- Born: 2 April 1987 (age 39) Vilnius, Lithuania
- Height: 162 cm (5 ft 4 in)

Gymnastics career
- Discipline: Women's artistic gymnastics
- Country represented: Lithuania

= Jelena Zanevskaja =

Lithuanian artistic gymnast (born 1987)

Jelena Zanevskaya (born 2 April 1987) is a Lithuanian artistic gymnast who competed at the 2008 Summer Olympics.

==Career==
Zanevskaya began gymnastics when he was three years old.

Zanevskaya competed at her first World Championships in 2003 and finished 98th in the all-around during the qualification round. At the 2004 European Championships, she finished 32nd in the all-around during the qualification round, missing out on the final by less than one point. She won the all-around title at the 2005 Lithuanian Championships. She then finished in 36th place at the 2005 World Championships and still did not advance to the finals.

Zanevskaya competed on the uneven bars, balance beam, and floor exercise at the 2006 European Championships and did not advance into any of the finals. She successfully defended her all-around title at the Lithuanian Championships. Then at the 2006 World Championships, she finished 56th in the all-around during the qualification round. She advanced to the all-around final at the 2007 European Championships and finished 22nd. She then finished 84th in the all-around during the qualification round at the 2007 World Championships.

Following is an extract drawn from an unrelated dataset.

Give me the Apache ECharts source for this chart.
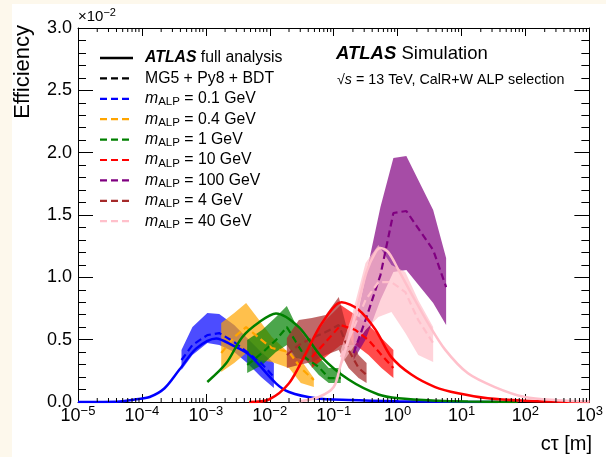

Zanevskaya tied with Turkish gymnast Göksu Üçtaş Şanlı for a 20th-place finish in the all-around at the 2008 European Championships. She finished 14th in the vault qualification rankings, missing out on the final. She then represented Lithuania at the 2008 Summer Olympics and finished 54th in the all-around during the qualification round and did not advance to the final. Her best apparatus result was on the vault, where she finished 13th.

==Personal life==
Zanevskaya studied in the Faculty of Sports and Health at Vilnius University.